The importance of this project was that the additional information in the incomplete cases could be obtained relatively easily (in this simple model), and the standard errors resulting were uniformly smaller than those for the complete case estimates.

2) Standard Errors from the Information Matrix with Missing Covariate Data (September 2003, M. Aitkin and T. Chadwick)

This project extended the approach above to two-variable regression models using the EM algorithm, and compared parameter estimates and standard errors with those from multiple imputation (MI). The MI and ML estimates required assuming a joint normal distribution for the covariates; biases and standard errors for the MI estimates were slightly larger than those for the ML estimates. If the covariate distribution was binary rather than normal, the parameter estimates were almost unaffected, but the information matrix gave serious biases in the standard errors.

The importance of this project was that it suggested a general method for standard errors for parameter estimates in models with missing covariate data, by computing the information matrix using the actual (empirical) covariate distribution, rather than a multivariate normal distribution, for the contributions of the incomplete observations to this matrix.

Projects completed under the NAEP program (and their main contributions)

Identification of Ability Distributions in IRT Models for NAEP Items (August 2004, Aitkin and Aitkin)

This project began the NAEP series.
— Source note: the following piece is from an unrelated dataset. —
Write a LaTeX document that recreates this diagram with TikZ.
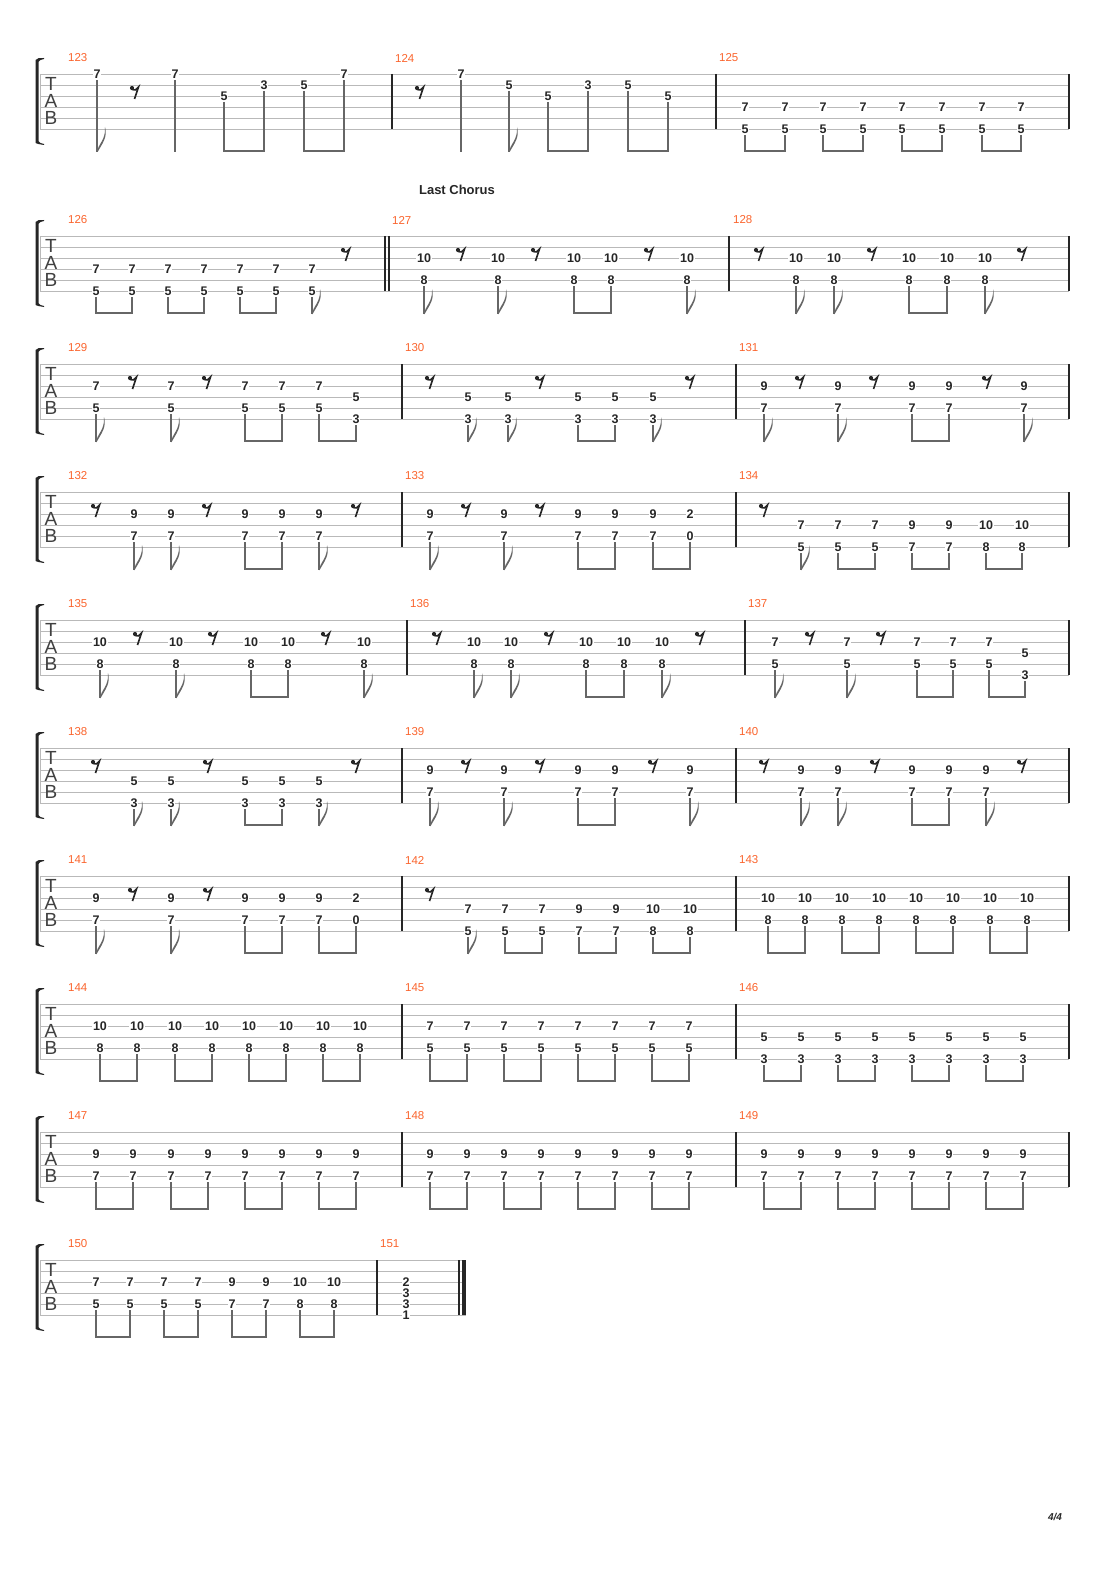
\documentclass[tikz,border=0pt]{standalone}
\usepackage{fontspec}
\setsansfont{Liberation Sans}
\usepackage[dvipsnames]{xcolor}
\definecolor{barnum}{RGB}{250,100,45}

% string y on the current system
\newcommand\sy[1]{\T+11*(#1-1)}
\newcommand\nt[3]{\node[fret] at (#1,{\sy{#2}}) {#3};}
\newcommand\dy[5]{\nt{#1}{#2}{#3}\nt{#1}{#4}{#5}}
\newcommand\stm[2]{\draw[stemln] (#1,{\sy{#2}+6}) -- (#1,\T+78);}
\newcommand\flg[1]{\fill[stemclr] (#1,\T+78) .. controls (#1+1,\T+70) and (#1+9,\T+66) .. (#1+8,\T+53)
  .. controls (#1+11,\T+63) and (#1+5,\T+70) .. (#1+0.6,\T+78) -- cycle;}
\newcommand\bm[2]{\draw[beamln] (#1-0.6,\T+77) -- (#2+0.6,\T+77);}
\newcommand\ef[5]{\dy{#1}{#2}{#3}{#4}{#5}\stm{#1}{#4}\flg{#1}}
\newcommand\bp[6]{\dy{#1}{#3}{#4}{#5}{#6}\dy{#2}{#3}{#4}{#5}{#6}\stm{#1}{#5}\stm{#2}{#5}\bm{#1}{#2}}
\newcommand\rst[1]{\fill[black!85] (#1-3,\T+14) circle (2.1);
  \draw[black!85,line width=1.6] (#1-3,\T+15.5) .. controls (#1,\T+16.5) .. (#1+3.5,\T+13) -- (#1-0.5,\T+25);}
\newcommand\barl[1]{\draw[barln] (#1,\T) -- (#1,\T+55);}
\newcommand\mn[2]{\node[mnum] at (#1,\T-16) {#2};}
\newcommand\sys[1]{%
  \foreach \s in {1,...,6}{\draw[staffln] (40,{\sy{\s}}) -- (#1,{\sy{\s}});}
  \draw[staffln] (40,\T) -- (40,\T+55);
  \fill[black!85] (44,\T-15) .. controls (40,\T-14) .. (38.5,\T-12) -- (38.5,\T+67)
    .. controls (40,\T+69) .. (44,\T+70) -- (44,\T+71) .. controls (38,\T+70) .. (35.5,\T+69)
    -- (35.5,\T-14) .. controls (38,\T-16) .. (44,\T-16) -- cycle;
  \node[tabl] at (51,\T+10) {T};
  \node[tabl] at (51,\T+27) {A};
  \node[tabl] at (51,\T+44) {B};}

\begin{document}
\begin{tikzpicture}[x=1pt,y=-1pt,
  fret/.style={fill=white,inner sep=1pt,text=black!85,font=\sffamily\bfseries\fontsize{12.5}{13}\selectfont},
  mnum/.style={anchor=west,inner sep=0,text=barnum,font=\sffamily\fontsize{11.5}{12}\selectfont},
  tabl/.style={inner sep=0,text=black!75,font=\sffamily\fontsize{19}{19}\selectfont},
  staffln/.style={gray!55,line width=0.8},
  barln/.style={black!85,line width=1.1},
  stemclr/.style={black!60},
  stemln/.style={black!60,line width=1.1},
  beamln/.style={black!60,line width=2.8}]
\useasboundingbox (0,0) rectangle (1110,1570);

% 123-125
\def\T{74}\sys{1069}\barl{1069}
\mn{68}{123}
\nt{97}{1}{7}\stm{97}{1}\flg{97}
\rst{135}
\nt{175}{1}{7}\stm{175}{1}
\nt{224}{3}{5}\nt{264}{2}{3}\stm{224}{3}\stm{264}{2}\bm{224}{264}
\nt{304}{2}{5}\nt{344}{1}{7}\stm{304}{2}\stm{344}{1}\bm{304}{344}
\barl{392}\mn{395}{124}
\rst{420}
\nt{461}{1}{7}\stm{461}{1}
\nt{509}{2}{5}\stm{509}{2}\flg{509}
\nt{548}{3}{5}\nt{588}{2}{3}\stm{548}{3}\stm{588}{2}\bm{548}{588}
\nt{628}{2}{5}\nt{668}{3}{5}\stm{628}{2}\stm{668}{3}\bm{628}{668}
\barl{716}\mn{719}{125}
\foreach \a/\b in {745/785,823/863,902/942,982/1021}{\bp{\a}{\b}{4}{7}{6}{5}}

% 126-128
\node[font=\sffamily\bfseries\fontsize{13}{14}\selectfont,text=black!85] (lastchorus) at (457,190) {Last Chorus};
\def\T{236}\sys{1069}\barl{1069}
\mn{68}{126}
\foreach \a/\b in {96/132,168/204,240/276}{\bp{\a}{\b}{4}{7}{6}{5}}
\ef{312}{4}{7}{6}{5}\rst{346}
\barl{385}\barl{389}\mn{392}{127}
\ef{424}{3}{10}{5}{8}\rst{461}\ef{498}{3}{10}{5}{8}\rst{536}
\bp{574}{611}{3}{10}{5}{8}\rst{649}\ef{687}{3}{10}{5}{8}
\barl{729}\mn{733}{128}
\rst{759}\ef{796}{3}{10}{5}{8}\ef{834}{3}{10}{5}{8}\rst{872}
\bp{909}{947}{3}{10}{5}{8}\ef{985}{3}{10}{5}{8}\rst{1022}

% 129-131
\def\T{364}\sys{1069}\barl{1069}
\mn{68}{129}
\ef{96}{3}{7}{5}{5}\rst{133}\ef{171}{3}{7}{5}{5}\rst{207}
\bp{245}{282}{3}{7}{5}{5}
\dy{319}{3}{7}{5}{5}\dy{356}{4}{5}{6}{3}\stm{319}{5}\stm{356}{6}\bm{319}{356}
\barl{402}\mn{405}{130}
\rst{430}\ef{468}{4}{5}{6}{3}\ef{508}{4}{5}{6}{3}\rst{540}
\bp{578}{615}{4}{5}{6}{3}\ef{653}{4}{5}{6}{3}\rst{690}
\barl{736}\mn{739}{131}
\ef{764}{3}{9}{5}{7}\rst{800}\ef{838}{3}{9}{5}{7}\rst{874}
\bp{912}{949}{3}{9}{5}{7}\rst{987}\ef{1024}{3}{9}{5}{7}

% 132-134
\def\T{492}\sys{1069}\barl{1069}
\mn{68}{132}
\rst{96}\ef{134}{3}{9}{5}{7}\ef{171}{3}{9}{5}{7}\rst{207}
\bp{245}{282}{3}{9}{5}{7}\ef{319}{3}{9}{5}{7}\rst{356}
\barl{402}\mn{405}{133}
\ef{430}{3}{9}{5}{7}\rst{466}\ef{504}{3}{9}{5}{7}\rst{540}
\bp{578}{615}{3}{9}{5}{7}
\dy{653}{3}{9}{5}{7}\dy{690}{3}{2}{5}{0}\stm{653}{5}\stm{690}{5}\bm{653}{690}
\barl{736}\mn{739}{134}
\rst{764}\ef{801}{4}{7}{6}{5}\bp{838}{875}{4}{7}{6}{5}
\bp{912}{949}{4}{9}{6}{7}\bp{986}{1022}{4}{10}{6}{8}

% 135-137
\def\T{620}\sys{1069}\barl{1069}
\mn{68}{135}
\ef{100}{3}{10}{5}{8}\rst{138}\ef{176}{3}{10}{5}{8}\rst{213}
\bp{251}{288}{3}{10}{5}{8}\rst{326}\ef{364}{3}{10}{5}{8}
\barl{407}\mn{410}{136}
\rst{437}\ef{474}{3}{10}{5}{8}\ef{511}{3}{10}{5}{8}\rst{549}
\bp{586}{624}{3}{10}{5}{8}\ef{662}{3}{10}{5}{8}\rst{700}
\barl{745}\mn{748}{137}
\ef{775}{3}{7}{5}{5}\rst{810}\ef{847}{3}{7}{5}{5}\rst{881}
\bp{917}{953}{3}{7}{5}{5}
\dy{989}{3}{7}{5}{5}\dy{1025}{4}{5}{6}{3}\stm{989}{5}\stm{1025}{6}\bm{989}{1025}

% 138-140
\def\T{748}\sys{1069}\barl{1069}
\mn{68}{138}
\rst{96}\ef{134}{4}{5}{6}{3}\ef{171}{4}{5}{6}{3}\rst{208}
\bp{245}{282}{4}{5}{6}{3}\ef{319}{4}{5}{6}{3}\rst{356}
\barl{402}\mn{405}{139}
\ef{430}{3}{9}{5}{7}\rst{466}\ef{504}{3}{9}{5}{7}\rst{540}
\bp{578}{615}{3}{9}{5}{7}\rst{653}\ef{690}{3}{9}{5}{7}
\barl{736}\mn{739}{140}
\rst{764}\ef{801}{3}{9}{5}{7}\ef{838}{3}{9}{5}{7}\rst{875}
\bp{912}{949}{3}{9}{5}{7}\ef{986}{3}{9}{5}{7}\rst{1022}

% 141-143
\def\T{876}\sys{1069}\barl{1069}
\mn{68}{141}
\ef{96}{3}{9}{5}{7}\rst{133}\ef{171}{3}{9}{5}{7}\rst{208}
\bp{245}{282}{3}{9}{5}{7}
\dy{319}{3}{9}{5}{7}\dy{356}{3}{2}{5}{0}\stm{319}{5}\stm{356}{5}\bm{319}{356}
\barl{402}\mn{405}{142}
\rst{430}\ef{468}{4}{7}{6}{5}\bp{505}{542}{4}{7}{6}{5}
\bp{579}{616}{4}{9}{6}{7}\bp{653}{690}{4}{10}{6}{8}
\barl{736}\mn{739}{143}
\foreach \a/\b in {768/805,842/879,916/953,990/1027}{\bp{\a}{\b}{3}{10}{5}{8}}

% 144-146
\def\T{1004}\sys{1069}\barl{1069}
\mn{68}{144}
\foreach \a/\b in {100/137,175/212,249/286,323/360}{\bp{\a}{\b}{3}{10}{5}{8}}
\barl{402}\mn{405}{145}
\foreach \a/\b in {430/467,504/541,578/615,652/689}{\bp{\a}{\b}{3}{7}{5}{5}}
\barl{736}\mn{739}{146}
\foreach \a/\b in {764/801,838/875,912/949,986/1023}{\bp{\a}{\b}{4}{5}{6}{3}}

% 147-149
\def\T{1132}\sys{1069}\barl{1069}
\mn{68}{147}
\foreach \a/\b in {96/133,171/208,245/282,319/356}{\bp{\a}{\b}{3}{9}{5}{7}}
\barl{402}\mn{405}{148}
\foreach \a/\b in {430/467,504/541,578/615,652/689}{\bp{\a}{\b}{3}{9}{5}{7}}
\barl{736}\mn{739}{149}
\foreach \a/\b in {764/801,838/875,912/949,986/1023}{\bp{\a}{\b}{3}{9}{5}{7}}

% 150-151
\def\T{1260}\sys{466}
\mn{68}{150}
\bp{96}{130}{3}{7}{5}{5}\bp{164}{198}{3}{7}{5}{5}
\bp{232}{266}{3}{9}{5}{7}\bp{300}{334}{3}{10}{5}{8}
\barl{377}\mn{380}{151}
\nt{406}{3}{2}\nt{406}{4}{3}\nt{406}{5}{3}\nt{406}{6}{1}
\barl{459}\fill[black!85] (462,\T) rectangle (466,\T+55);

\node[font=\sffamily\bfseries\itshape\fontsize{10}{11}\selectfont,text=black!85] (pagenum) at (1055,1517) {4/4};
\end{tikzpicture}
\end{document}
It set out the generalized linear model framework for IRT models, and its extension to multilevel models for clustered survey designs.

The importance of this project was that it showed that the estimates of upper-(individual) level parameters by Gaussian quadrature, used currently in the NAEP analysis for 2PL and other models, were very robust to various degrees of non-normality of the ability distribution, and that more complex semi-nonparametric and fully nonparametric forms of estimation did not improve the upper-level parameter estimates, and were much more computer-intensive.